Yesterday 7/24/2017 around 6 PM mountain time, my Grandpa on my Dad’s side passed away. He was 80 years old.
About 2.5 years ago he was diagnosed with Lewy Body Dementia (LBD). In layman’s terms, LBD is pretty much both Parkinson’s and Alzheimer’s smashed together. Both your body and your mind deteriorate. All three are very hard diseases. It was tough for my family to watch as he slipped farther and farther away. Right at the end was particularly hard, especially for my Grandma. He opted out of anything that could prolong his life. That meant no antibiotics, no IVs, not even cold medicine. I understand why he did it. He didn’t want to prolong that state of existence when it wasn’t really him anymore. I respect his decision and recognize how brave he was to make that choice and accept his disease. A few days before he passed, he had a stroke. Because he opted out of everything that could save his life, he became unresponsive. He wasn’t even eating or drinking. After his stroke we just had to wait. He was able to receive morphine and other things to make him comfortable, but I can’t even begin to imagine how hard these last few days have been on my Grandma. I know they have been very hard on my dad and it has been very hard on me too, but it must have been infinitely worse for my Grandma. We will be able to go out next week to be with her.

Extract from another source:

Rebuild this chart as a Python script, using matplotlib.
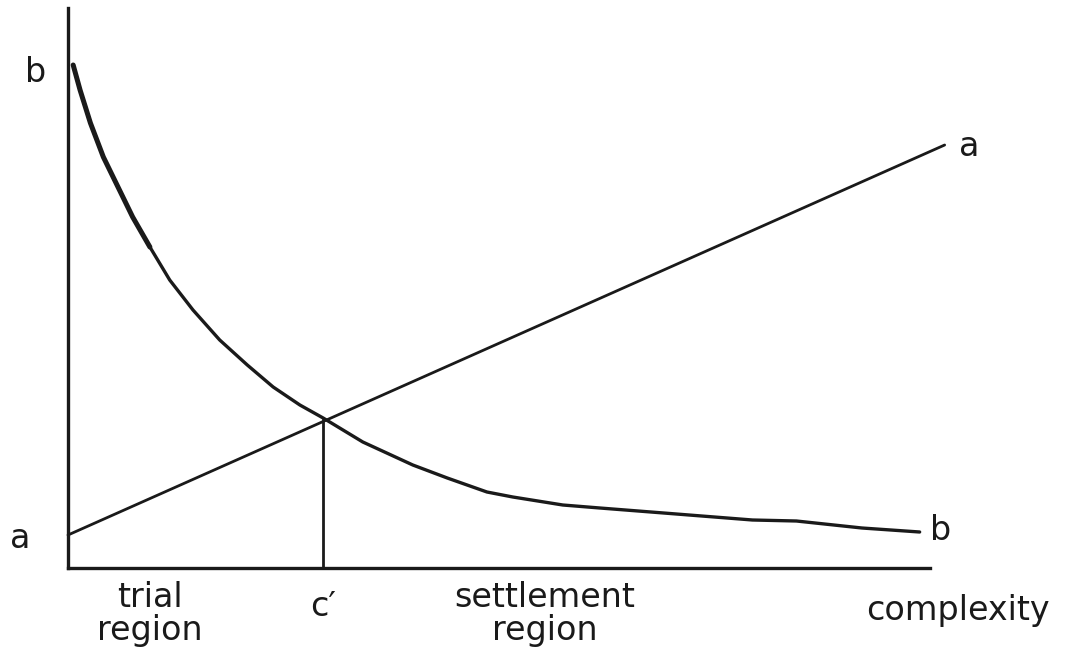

But as hard as these last few days have been, even these last few years, I don’t want to remember him by his disease. My Grandpa was very smart. He was always working on computers. I know he learned Linux, which I had tried to figure out and was completely lost. And he didn’t learn Linux until later in life. Most older people have trouble with computers. They don’t just go out and learn Linux! He also knew tons of random facts. We would be on the road and he could tell you the history all sorts of things. He could tell you who built it, what year it was built, he could probably even tell you how many people were injured in the process. He watched the news and the weather channel all the time, so he always knew what was going on in the world and what the weather was like there.
My Grandpa loved movies. He had a TON of them. Almost any movie you could ever want to watch, that was older than me, he probably had it. He also loved to read. We had different tastes in books, so I can’t say we ever read the same things, but it was cool to share the passion. I remember when he got a Kindle and didn’t quite know how to use it. I showed him what to do, and he picked up on it really fast. I don’t know what happened to that kindle tho, cuz he definitely went back to reading physical books. I never asked him why he stopped using his kindle. I remember one morning, when my grandparents were visiting, that I woke up earlier than normal, and My Grandpa was the only other person awake (he always got up early) and we just hung out at the kitchen table reading our own books. It was very peaceful. We didn’t feel the need to talk, we just hung out and enjoyed our books.
My Grandpa was a huge Oregon Ducks fan. I don’t know if he was the first in our family to like the Ducks or if it started before him, but he passed that love to my dad and uncles, who passed it down to me. Oregon is really the only college football team that I truly cared about for a long time. (Until my boyfriend came along and now I kinda like his team too, tho not as much) I remember multiple occasions sitting in my grandparents living room watching the game. It was a family event. We all watched it together and cheered for the Ducks. And my Grandpa was there drinking his O’Doul’s.
Even when we weren’t watching a game, my Grandpa was always drinking O’Doul’s. It was just part of who he was, and I will always think of him when I see a can of O’Doul’s. He used to drink regular beer, but because of his really bad gout the doctor told him he couldn’t drink alcohol anymore. The way the story is told, he switched to O’Doul’s cold turkey, and never looked back. That’s dedication if you ask me. Most people I know wouldn’t be able to make the switch as completely as he did, even if its for medical reasons. But that happened either before my time or when I was too little to remember/care. But now I will forever associate O’Doul’s with my Grandpa.
After my Grandpa was diagnosed, but before he got really bad, we took a family trip to California. We went and saw a Padres game. It was really cool. I remember realizing I didn’t have very many pictures with my Grandpa so I decided to take a picture with him. I said something along the lines of “Lets Take a Picture” and held up my phone with the camera facing us. I started to explain where to look, and he interrupted me and said “Its a selfie” I had no idea he knew what a selfie was and remember thinking how awesome it was that he did.
I am going to miss him. It still feels weird knowing I won’t ever see him. I have cried a lot and I am sure I will cry more. I’m trying, and failing, not to cry right now, while I am writing this. I am able to take some comfort in the fact that he is no longer in pain, and that he had a good life. But it is still really hard. I love my family so much, and they are all so amazing people, and we will help each other get through this. I just wanted to say:
I Love You Grandpa. I miss you, and I hope that wherever you are you are happy. Go Ducks! And thanks for the selfie. I Love you. Goodbye Grandpa.